“Do you like songs by Backstreet Boys?” “Do you enjoy practicing yoga?” These are the two questions that females anywhere will have no difficulty answering. If they were posed to North American men, the reaction might be different. Although they may enjoy Backstreet boys songs and practice yoga as much as their women do; however, most men in North America will feel slightly embarrassed admitting to the truth. It is not that they don’t want to be honest. The embarrassment that men feel has to do with their desire to fit in to the traditional and social expectation of what constitutes masculinity in the North American context.

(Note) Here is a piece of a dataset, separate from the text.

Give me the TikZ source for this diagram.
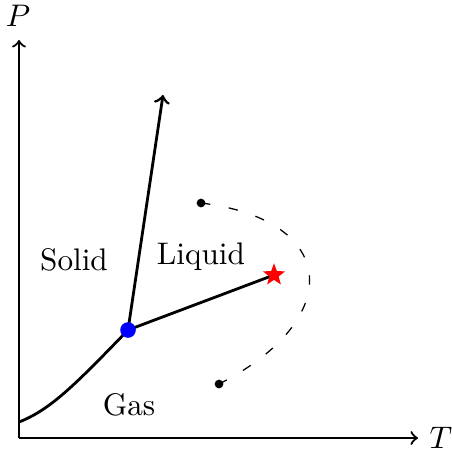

Canada and US pride themselves on their freedom of expression. Having been living in North American culture for more than a decade, I find that it is very restricting being a man in this context. There are so many unspoken gender protocols that a man needs to follow so as not to be perceived as less than in the North American masculinity discourse. Contrarily, it is much freer being a man in countries that are not traditionally praised for their freedom of expression, like China. Men in that country will not have to worry about having their manhood questioned should they be interested in listening to backstreet boys or practicing yoga.
A song is a song. Yoga is a form of wellness practice. If we understand and experience firsthand the benefits from both of these things, why should we be worried about others’ opinions? Why should we put a gender label on it? We can never please everyone and be liked by all. Whether you are a man or woman, we should do our best to not let the gender binary culture that has existed for decades prevent us from living our lives to the fullest. At the end of the day, who cares about others’ thoughts on what constitutes a man or woman thing to do? A clever man will never reject the benefits of a practice just because it may be considered as something feminine in the traditional sense.